It was larger than Wembley Stadium, taller than the Statue of Liberty and three times heavier than The Brooklyn Bridge.
But the enormous, 35,000 tonne structure was what was needed to finally enclose the scene of history’s worst nuclear accident, and seal in what is still regarded as the most dangerous waste anywhere in the world.
Ever since the Chernobyl disaster in 1986, when plumes of radioactive dust smoke threatened to cover the whole of Europe and beyond, Soviet authorities had tried to clean up the site.
The effort to avert catastrophe on a global scale, and the horrendous effect of radiation on those who came into contact with it, is vividly depicted in hit Sky/HBO series Chernobyl.
But despite a hastily constructed concrete structure to contain the site built in the immediate aftermath of the explosion, the nuclear plant near the town of Pripyat, Ukraine, was still leaking dangerous levels of radiation.
Thirty years on, in November 2016, Chernobyl’s ground zero was finally made safe when the entire disaster site was encased in a new sarcophagus designed to seal the site for at least the next 100 years.
Called the New Safe Confinement, the tomb was such a feat of engineering that when it was first suggested in the 1990s people thought the idea of building something so big in one of the world’s most hazardous places could never be done.
The first effort to seal off the disaster zone, in the days and weeks following the Chernobyl explosion, is believed to have cost an unknown number of lives.

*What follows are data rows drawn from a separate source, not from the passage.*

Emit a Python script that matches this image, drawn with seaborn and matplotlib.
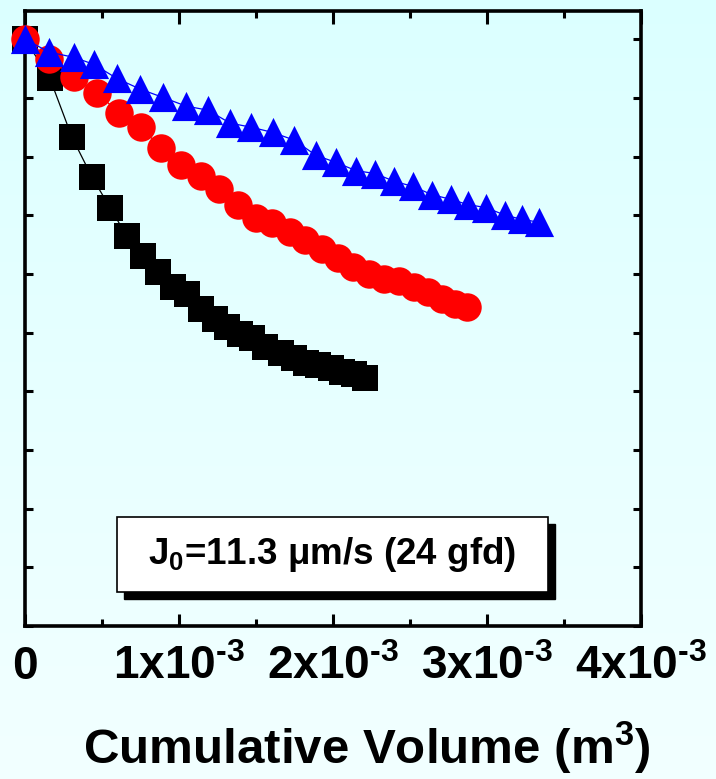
import numpy as np
import pandas as pd
import matplotlib
matplotlib.use("Agg")
import matplotlib.pyplot as plt
from matplotlib.patches import Rectangle
from matplotlib.ticker import MultipleLocator, FixedLocator, FixedFormatter
import seaborn as sns

# ---- data (x in units of 1e-3 m^3, y = normalized flux) ----
black_x = [0, 0.162, 0.305, 0.435, 0.552, 0.662, 0.766, 0.864, 0.961, 1.052, 1.143, 1.234,
           1.312, 1.396, 1.474, 1.558, 1.662, 1.747, 1.825, 1.903, 1.987, 2.058, 2.136, 2.208]
black_y = [1.000, 0.933, 0.833, 0.765, 0.713, 0.664, 0.630, 0.604, 0.577, 0.565, 0.541, 0.524,
           0.509, 0.497, 0.490, 0.476, 0.466, 0.456, 0.449, 0.445, 0.439, 0.432, 0.430, 0.423]

red_x = [0, 0.156, 0.318, 0.468, 0.610, 0.753, 0.886, 1.013, 1.143, 1.260, 1.380, 1.497, 1.607,
         1.721, 1.821, 1.929, 2.032, 2.133, 2.234, 2.328, 2.429, 2.523, 2.617, 2.708, 2.795, 2.870]
red_y = [1.000, 0.967, 0.935, 0.908, 0.875, 0.850, 0.814, 0.785, 0.766, 0.744, 0.718, 0.696, 0.686,
         0.671, 0.657, 0.642, 0.627, 0.612, 0.599, 0.591, 0.588, 0.578, 0.569, 0.557, 0.549, 0.544]

blue_x = [0, 0.156, 0.318, 0.448, 0.597, 0.747, 0.893, 1.045, 1.188, 1.331, 1.468, 1.610, 1.747,
          1.890, 2.019, 2.149, 2.273, 2.396, 2.519, 2.643, 2.766, 2.877, 2.994, 3.117, 3.227, 3.338]
blue_y = [1.000, 0.978, 0.969, 0.957, 0.933, 0.915, 0.901, 0.886, 0.879, 0.857, 0.850, 0.841, 0.828,
          0.802, 0.790, 0.776, 0.771, 0.758, 0.749, 0.735, 0.727, 0.718, 0.713, 0.700, 0.693, 0.688]

x_tick_values = [0, 1e-3, 2e-3, 3e-3, 4e-3]
x_tick_labels = ["0", "1x10$^{\\text{-3}}$", "2x10$^{\\text{-3}}$", "3x10$^{\\text{-3}}$", "4x10$^{\\text{-3}}$"]
x_label = "Cumulative Volume (m$^{3}$)"
box_text = "J$_{0}$=11.3 \u03bcm/s (24 gfd)"

# ---- style ----
sns.set_style("ticks")
plt.rcParams["font.family"] = ["Liberation Sans", "DejaVu Sans"]
plt.rcParams["font.weight"] = "bold"
plt.rcParams["text.color"] = "black"
plt.rcParams["axes.labelcolor"] = "black"
plt.rcParams["xtick.color"] = "black"
plt.rcParams["ytick.color"] = "black"
plt.rcParams["axes.edgecolor"] = "black"
plt.rcParams["mathtext.fontset"] = "custom"
plt.rcParams["mathtext.rm"] = "Liberation Sans:bold"
plt.rcParams["mathtext.it"] = "Liberation Sans:bold"
plt.rcParams["mathtext.bf"] = "Liberation Sans:bold"
plt.rcParams["mathtext.default"] = "rm"

W, H = 716, 779
fig = plt.figure(figsize=(W / 100, H / 100), dpi=100)

# gradient background
bg = fig.add_axes([0, 0, 1, 1], zorder=-10)
grad = np.linspace(0, 1, 256).reshape(-1, 1)
top = np.array([0.86, 1.0, 1.0])
bot = np.array([0.95, 1.0, 1.0])
img = top[None, None, :] * (1 - grad[:, :, None]) + bot[None, None, :] * grad[:, :, None]
bg.imshow(img, aspect="auto", extent=[0, 1, 0, 1], origin="upper")
bg.axis("off")

ax_l, ax_r, ax_t, ax_b = 25, 641, 11, 626
ax = fig.add_axes([ax_l / W, 1 - ax_b / H, (ax_r - ax_l) / W, (ax_b - ax_t) / H])
ax.set_facecolor("none")

def df_of(xs, ys):
    return pd.DataFrame({"x": np.array(xs) * 1e-3, "y": ys})

series = [
    (black_x, black_y, "black", "s", 19.0),
    (red_x, red_y, "#ff0000", "o", 20.5),
    (blue_x, blue_y, "#0000ff", "^", 21.0),
]
for i, (xs, ys, c, m, ms) in enumerate(series):
    d = df_of(xs, ys)
    sns.lineplot(data=d, x="x", y="y", sort=False, color=c, linewidth=0.9,
                 ax=ax, zorder=3 + 2 * i, legend=False)
    sns.scatterplot(data=d, x="x", y="y", color=c, marker=m, s=ms ** 2,
                    linewidth=0, ax=ax, zorder=4 + 2 * i, clip_on=False, legend=False)

ax.set_xlim(0, 4e-3)
ax.set_ylim(0, 1.048)

ax.xaxis.set_major_locator(FixedLocator(x_tick_values))
ax.xaxis.set_major_formatter(FixedFormatter(x_tick_labels))
ax.xaxis.set_minor_locator(MultipleLocator(0.5e-3))
ax.yaxis.set_major_locator(MultipleLocator(0.1))
ax.set_yticklabels([])
ax.tick_params(axis="x", which="major", direction="in", length=9, width=2.2,
               top=True, bottom=True, labelsize=33, pad=14, colors="black")
ax.tick_params(axis="x", which="minor", direction="in", length=5, width=2.2,
               top=True, bottom=True)
ax.tick_params(axis="y", which="major", direction="in", length=6, width=2.2,
               left=True, right=True, labelleft=False)
for lab in ax.get_xticklabels():
    lab.set_fontweight("bold")
    lab.set_color("black")
for s in ax.spines.values():
    s.set_linewidth(2.6)
    s.set_color("black")
    s.set_visible(True)
ax.set_xlabel("")
ax.set_ylabel("")

# annotation box with shadow
bx0, bx1 = (117 - ax_l) / (ax_r - ax_l), (548 - ax_l) / (ax_r - ax_l)
by0, by1 = (ax_b - 592) / (ax_b - ax_t), (ax_b - 517) / (ax_b - ax_t)
dx, dy = 7 / (ax_r - ax_l), 7 / (ax_b - ax_t)
ax.add_patch(Rectangle((bx0 + dx, by0 - dy), bx1 - bx0, by1 - by0, transform=ax.transAxes,
                       facecolor="black", edgecolor="black", zorder=10))
ax.add_patch(Rectangle((bx0, by0), bx1 - bx0, by1 - by0, transform=ax.transAxes,
                       facecolor="white", edgecolor="black", linewidth=1.2, zorder=11))
ax.text((bx0 + bx1) / 2, (by0 + by1) / 2, box_text, transform=ax.transAxes,
        ha="center", va="center", fontsize=26.5, fontweight="bold", color="black", zorder=12)

fig.text(366.5 / W, 1 - 764 / H, x_label, ha="center", va="baseline",
         fontsize=35.5, fontweight="bold", color="black")

fig.savefig("out.png", dpi=100)
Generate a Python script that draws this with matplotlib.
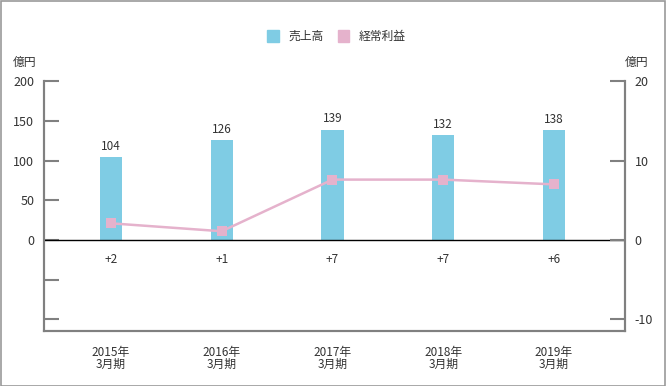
import matplotlib.pyplot as plt
from matplotlib.patches import Patch, Rectangle

plt.rcParams['font.family'] = ['Noto Sans CJK JP', 'DejaVu Sans']

# data
years = ['2015年\n3月期', '2016年\n3月期', '2017年\n3月期', '2018年\n3月期', '2019年\n3月期']
sales = [104, 126, 139, 132, 138]
profit = [2.1, 1.1, 7.6, 7.6, 7.0]
profitLabels = ['+2', '+1', '+7', '+7', '+6']

barColor = '#7fcce4'
pinkColor = '#e5b2cc'
textColor = '#333333'
axisColor = '#808080'

fig = plt.figure(figsize=(6.66, 3.86), dpi=100)
ax = fig.add_axes([0.066, 0.1425, 0.8724, 0.6475])
ax2 = ax.twinx()

xs = list(range(len(years)))
ax.bar(xs, sales, width=0.2, color=barColor, zorder=2)
for x, v in zip(xs, sales):
	ax.annotate(str(v), (x, v), xytext=(0, 3), textcoords='offset points',
		ha='center', va='bottom', fontsize=8.5, color=textColor)

ax2.plot(xs, profit, color=pinkColor, lw=1.8, marker='s', markersize=7,
	markeredgewidth=0, zorder=3)
for x, lab in zip(xs, profitLabels):
	ax2.text(x, -2.5, lab, ha='center', va='center', fontsize=8.5, color=textColor)

ax.set_xlim(-0.605, 4.641)
ax.set_ylim(-114.5, 200)
ax2.set_ylim(-11.45, 20)

ax.axhline(0, color='black', lw=1, zorder=4)

ax.set_yticks([-100, -50, 0, 50, 100, 150, 200])
ax.set_yticklabels(['', '', '0', '50', '100', '150', '200'])
ax2.set_yticks([-10, 0, 10, 20])
ax2.set_yticklabels(['-10', '0', '10', '20'])

ax.set_xticks(xs)
ax.set_xticklabels(years, fontsize=8.5, color=textColor, linespacing=0.85)
ax.tick_params(axis='x', length=0, pad=11)
ax.tick_params(axis='y', direction='in', length=11, width=1.5, color=axisColor,
	labelsize=9, labelcolor=textColor, pad=7)
ax2.tick_params(axis='y', direction='in', length=11, width=1.5, color=axisColor,
	labelsize=9, labelcolor=textColor, pad=7)

for a in (ax, ax2):
	a.spines['top'].set_visible(False)
	for s in ('left', 'right', 'bottom'):
		a.spines[s].set_color(axisColor)
		a.spines[s].set_linewidth(1.5)

fig.text(0.0195, 0.838, '億円', fontsize=8.5, color=textColor, va='center')
fig.text(0.938, 0.838, '億円', fontsize=8.5, color=textColor, va='center')

handles = [Patch(color=barColor), Patch(color=pinkColor)]
fig.legend(handles, ['売上高', '経常利益'], loc='center', bbox_to_anchor=(0.505, 0.906),
	ncol=2, frameon=False, fontsize=8.5, handlelength=1.0, handleheight=1.3,
	handletextpad=0.8, columnspacing=1.2, labelcolor=textColor)

fig.patches.append(Rectangle((0.001, 0.001), 0.997, 0.997, transform=fig.transFigure,
	fill=False, edgecolor='#999999', lw=1.2))

fig.savefig('out.png', dpi=100)
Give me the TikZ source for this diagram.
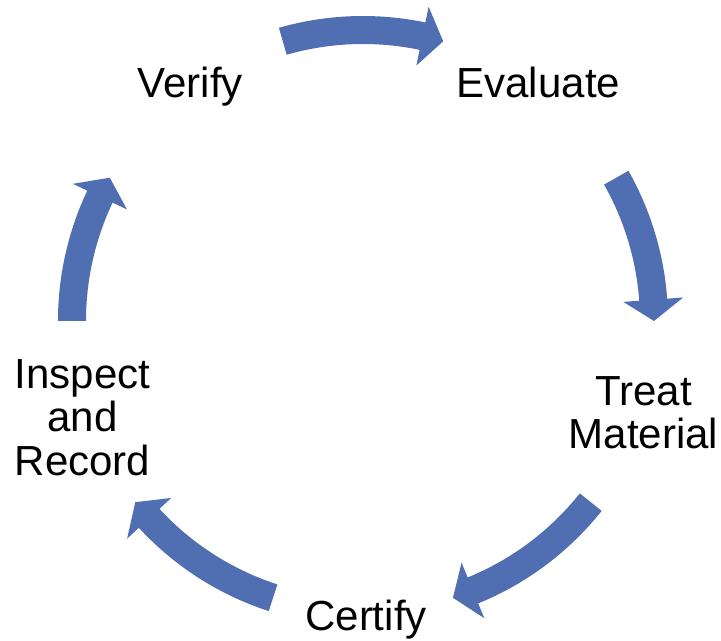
\documentclass[tikz,border=0pt]{standalone}
\usepackage{fontspec}
\setmainfont{Liberation Sans}
\usepackage{tikz}
\usetikzlibrary{positioning}
\usepackage{xcolor}
\definecolor{cycblue}{RGB}{80,110,178}
\tikzstyle{cycarrow} = [fill=cycblue, draw=none]
\tikzstyle{stagetext} = [anchor=base, align=center, inner sep=0pt, font=\fontsize{29.9pt}{30.6pt}\selectfont]

\begin{document}
\begin{tikzpicture}
\useasboundingbox (-9.075,-7.975) rectangle (8.95,8.025);

% Curved arrows (start angle / tip angle)
\foreach \s/\e in {106/74, 29.5/0, -38.5/-72, -108/-141.5, 180/150.5} {
    \pgfmathsetmacro{\h}{\e+4.2}
    \fill[cycarrow] (\s:7.625) arc[start angle=\s, end angle=\h, radius=7.625]
        -- (\h:8.025) -- (\e:7.275) -- (\h:6.525) -- (\h:6.925)
        arc[start angle=\h, end angle=\s, radius=6.925] -- cycle;
}

% Stages (base = last line)
\node[stagetext] (verify) at (-4.32,5.583) {Verify};
\node[stagetext] (evaluate) at (4.383,5.583) {Evaluate};
\node[stagetext] (treat) at (7.0125,-3.1825) {Treat\\Material};
\node[stagetext] (certify) at (0.075,-7.725) {Certify};
\node[stagetext] (inspect) at (-7.0125,-3.85) {Inspect\\and\\Record};
\end{tikzpicture}
\end{document}
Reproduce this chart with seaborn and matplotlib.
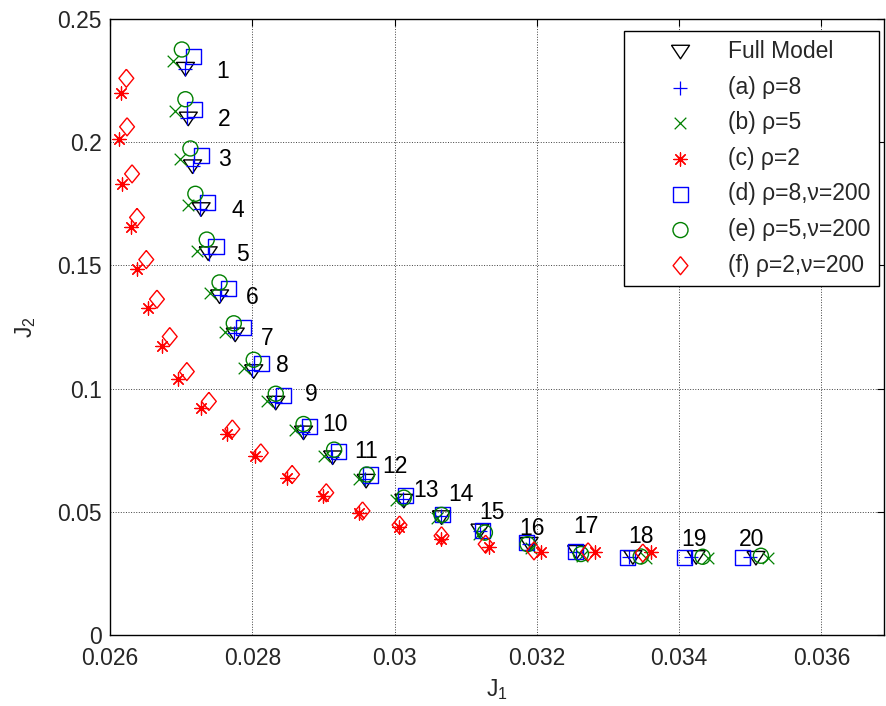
import matplotlib
matplotlib.use("Agg")
import matplotlib.pyplot as plt
import seaborn as sns

# Datos (J1, J2) para los 20 puntos de cada caso

puntos = list(range(1, 21))

full_j1 = [0.02706, 0.02710, 0.02716, 0.02728, 0.02738, 0.02754, 0.02776, 0.02802, 0.02833, 0.02872,
           0.02913, 0.02960, 0.03013, 0.03066, 0.03120, 0.03189, 0.03256, 0.03335, 0.03424, 0.03508]
full_j2 = [0.2297, 0.2095, 0.1901, 0.1727, 0.1548, 0.1373, 0.1218, 0.1069, 0.0941, 0.0820,
           0.0719, 0.0624, 0.0543, 0.0476, 0.0422, 0.0368, 0.0335, 0.0314, 0.0314, 0.0311]

a_j1 = [0.02706, 0.02708, 0.02716, 0.02726, 0.02739, 0.02755, 0.02774, 0.02800, 0.02832, 0.02871,
        0.02912, 0.02958, 0.03012, 0.03065, 0.03120, 0.03189, 0.03255, 0.03330, 0.03417, 0.03499]
a_j2 = [0.2298, 0.2097, 0.1905, 0.1731, 0.1548, 0.1379, 0.1225, 0.1076, 0.0947, 0.0825,
        0.0724, 0.0631, 0.0550, 0.0481, 0.0421, 0.0368, 0.0336, 0.0314, 0.0314, 0.0314]

b_j1 = [0.02689, 0.02692, 0.02699, 0.02709, 0.02723, 0.02741, 0.02761, 0.02789, 0.02821, 0.02860,
        0.02901, 0.02950, 0.03002, 0.03060, 0.03119, 0.03192, 0.03264, 0.03354, 0.03440, 0.03525]
b_j2 = [0.2330, 0.2128, 0.1932, 0.1744, 0.1559, 0.1390, 0.1229, 0.1083, 0.0948, 0.0833,
        0.0725, 0.0631, 0.0547, 0.0476, 0.0409, 0.0352, 0.0321, 0.0311, 0.0311, 0.0311]

c_j1 = [0.02615, 0.02613, 0.02617, 0.02629, 0.02638, 0.02653, 0.02673, 0.02696, 0.02728, 0.02765,
        0.02804, 0.02849, 0.02899, 0.02950, 0.03006, 0.03065, 0.03133, 0.03206, 0.03282, 0.03361]
c_j2 = [0.2202, 0.2013, 0.1831, 0.1656, 0.1487, 0.1326, 0.1174, 0.1040, 0.0922, 0.0816,
        0.0725, 0.0638, 0.0564, 0.0496, 0.0436, 0.0388, 0.0355, 0.0335, 0.0337, 0.0335]

d_j1 = [0.02717, 0.02719, 0.02728, 0.02737, 0.02749, 0.02767, 0.02788, 0.02813, 0.02844, 0.02880,
        0.02921, 0.02966, 0.03015, 0.03068, 0.03124, 0.03185, 0.03254, 0.03327, 0.03408, 0.03489]
d_j2 = [0.2348, 0.2135, 0.1946, 0.1757, 0.1575, 0.1407, 0.1247, 0.1100, 0.0971, 0.0847,
        0.0746, 0.0649, 0.0564, 0.0489, 0.0422, 0.0375, 0.0337, 0.0314, 0.0314, 0.0314]

e_j1 = [0.02701, 0.02706, 0.02713, 0.02720, 0.02736, 0.02754, 0.02774, 0.02802, 0.02833, 0.02872,
        0.02915, 0.02961, 0.03013, 0.03066, 0.03127, 0.03187, 0.03262, 0.03346, 0.03433, 0.03515]
e_j2 = [0.2377, 0.2175, 0.1975, 0.1791, 0.1605, 0.1431, 0.1265, 0.1117, 0.0979, 0.0856,
        0.0752, 0.0651, 0.0557, 0.0487, 0.0415, 0.0368, 0.0328, 0.0318, 0.0317, 0.0321]

f_j1 = [0.02623, 0.02624, 0.02631, 0.02638, 0.02651, 0.02666, 0.02684, 0.02708, 0.02739, 0.02772,
        0.02812, 0.02856, 0.02904, 0.02955, 0.03007, 0.03066, 0.03128, 0.03196, 0.03272, 0.03349]
f_j2 = [0.2260, 0.2063, 0.1872, 0.1695, 0.1524, 0.1363, 0.1211, 0.1069, 0.0948, 0.0836,
        0.0739, 0.0651, 0.0577, 0.0503, 0.0446, 0.0402, 0.0368, 0.0341, 0.0337, 0.0332]

etiquetas = ['Full Model', '(a) ρ=8', '(b) ρ=5', '(c) ρ=2',
             '(d) ρ=8,ν=200', '(e) ρ=5,ν=200', '(f) ρ=2,ν=200']

x_ticks = [0.026, 0.028, 0.03, 0.032, 0.034, 0.036]
y_ticks = [0, 0.05, 0.1, 0.15, 0.2, 0.25]

# Desplazamiento de los numeros respecto al triangulo (pixeles)
num_dx = [37, 36, 32, 37, 34, 33, 32, 29, 35, 32, 33, 29, 22, 19, 12, 3, 9, 8, -2, -4]
num_dy = [0, 1, 9, 1, 1, 1, -2, 8, 11, 10, 8, 17, 13, 25, 20, 18, 28, 23, 20, 21]

# Estilo

sns.set_style("white")
plt.rcParams['font.family'] = ['Liberation Sans', 'DejaVu Sans']
plt.rcParams['mathtext.fontset'] = 'custom'
plt.rcParams['mathtext.rm'] = 'Liberation Sans'
plt.rcParams['mathtext.it'] = 'Liberation Sans'
plt.rcParams['mathtext.default'] = 'regular'

fs = 16.5

# Marcadores tipo MATLAB
tri = [(-1, 0.75), (1, 0.75), (0, -0.75), (-1, 0.75)]
rombo = [(0, 1), (0.82, 0), (0, -1), (-0.82, 0), (0, 1)]
aster = (8, 2, 0)

fig = plt.figure(figsize=(8.87, 7.06), dpi=100)
ax = fig.add_axes([0.12401, 0.10085, 0.87261, 0.87195])

series = [
    (full_j1, full_j2, tri, 'black', 169, True),
    (a_j1, a_j2, '+', 'blue', 100, False),
    (b_j1, b_j2, 'x', 'green', 70, False),
    (c_j1, c_j2, aster, 'red', 90, False),
    (d_j1, d_j2, 's', 'blue', 117, True),
    (e_j1, e_j2, 'o', 'green', 117, True),
    (f_j1, f_j2, rombo, 'red', 169, True),
]
colores = {'black': (0, 0, 0), 'blue': (0, 0, 1), 'green': (0, 0.5, 0), 'red': (1, 0, 0)}

for (xs, ys, mk, col, s, hueco), lab in zip(series, etiquetas):
    c = colores[col]
    if hueco:
        sns.scatterplot(x=xs, y=ys, marker=mk, s=s, color=c, facecolor='none',
                        edgecolor=c, linewidth=1.0, label=lab, ax=ax)
    else:
        sns.scatterplot(x=xs, y=ys, marker=mk, s=s, color=c, linewidth=0.9,
                        label=lab, ax=ax)

# Numeros de cada punto
for i, n in enumerate(puntos):
    ax.annotate(str(n), xy=(full_j1[i], full_j2[i]),
                xytext=(num_dx[i], num_dy[i] - 8.5), textcoords='offset pixels',
                ha='center', va='baseline', fontsize=fs, color='black')

ax.set_xlim(0.026, 0.03688)
ax.set_ylim(0, 0.25)
ax.set_xticks(x_ticks)
ax.set_xticklabels(['0.026', '0.028', '0.03', '0.032', '0.034', '0.036'])
ax.set_yticks(y_ticks)
ax.set_yticklabels(['0', '0.05', '0.1', '0.15', '0.2', '0.25'])

ax.grid(True, linestyle=':', color='#404040', linewidth=0.7)
ax.tick_params(direction='in', top=True, right=True, length=5, width=0.8,
               labelsize=fs, color='black')
ax.tick_params(axis='x', pad=9)
ax.tick_params(axis='y', pad=6)
for sp in ax.spines.values():
    sp.set_visible(True)
    sp.set_color('black')
    sp.set_linewidth(1.0)

ax.set_xlabel('$J_1$', fontsize=fs, labelpad=5)
ax.set_ylabel('$J_2$', fontsize=fs, labelpad=14)

leg = ax.legend(loc='upper right', bbox_to_anchor=(0.994, 0.981), borderaxespad=0,
                fontsize=fs, frameon=True, fancybox=False, framealpha=1,
                edgecolor='black', handlelength=4.13, handletextpad=0.0,
                labelspacing=0.55, borderpad=0.4, scatterpoints=1)
leg.get_frame().set_linewidth(1.0)

fig.savefig('out.png', dpi=100)
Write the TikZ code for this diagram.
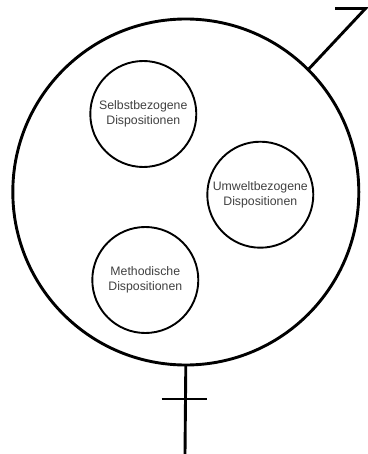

In total, around a million men from across the Soviet Union were brought in to help with the initial clean-up and containment.
Helicopters dropped sand and lead over the reactor to extinguish the flames and coal miners were drafted in to dig underneath the reactor’s core, to cool the nuclear fuel with liquid nitrogen.
It took 206 days to build the first sarcophagus, using 400,000 cubic metres of concrete and 7,300 tonnes of metal framework.
Yaroslav Melnik, the leader of a group of firefighters brought in from the town of Ivano Frankivsk, remembered: “We worked in three shifts, but only for five to seven minutes at a time because of the danger.
“After finishing, we’d throw our clothes in the garbage.”
Later named the ‘liquidators’, thousands of these men and women are reported to have died during their work, or suffered long-term illnesses from acute radiation exposure.
But the first tomb was never supposed to last, and after Ukraine gained independence after the collapse of the Soviet Union in 1991, the country launched an international competition for ideas about how to make Chernobyl safe again.
It was won by a French consortium with a plan called “Resolution”, which involved encasing the entire Soviet-built sarcophagus with the damaged reactor inside it within a whole new structure.
But the task was huge, as the new sarcophagus needed to be built next to the highly-radioactive site – where radiation levels are 20 times more than a lethal dose – then moved to its final position, without risking the safety of the workers.
The project would cost more than £240million.
Vince Novak, director of nuclear safety at the European Bank of Reconstruction and Development, who oversaw the project, said the first challenge once they began working in 1999, was to shore up the existing structure to stop it from collapsing.
They found that the original sarcophagus was so precarious that it could have collapsed at any moment, risking another Chernobyl disaster.
He said: “The Soviets had lowered the beams into that sarcophagus using helicopters and the whole structure of the roof was in fact built the same way, using helicopters.
“Pieces had been dropped in one by one and not tied together.
“They were just sitting there and what quickly became apparent was that either these beams were sliding or that the wall was moving.
“It came to a point where further movement of an inch or so would have led to the huge beams falling down. You would have a collapse of the shelter.”
The segments of the sarcophagus were built and pre-assembled in Italy, then shipped by sea to Ukraine, then transported by road to Chernobyl.
It took 18 ships and 2,500 trucks to get all the parts on site, before the structure was assembled, a task which took more than two years.
To minimise exposure to radiation for the workers, the huge structure was erected 300m away from the accident site and then moved it into position.
The sarcophagus included advanced ventilation systems and remote controlled robotic cranes that would dismantle the existing Soviet-built structure and reactor once the new one was sealed.
When the building was finally moved into its final resting place on 29 November 2016, it was the largest object ever moved by people.
Over 100,000 people were involved in this second effort to make the world safe from the continuing threat of Chernobyl. Finally, 30 years and seven months since the explosion, the reactor was finally declared safe.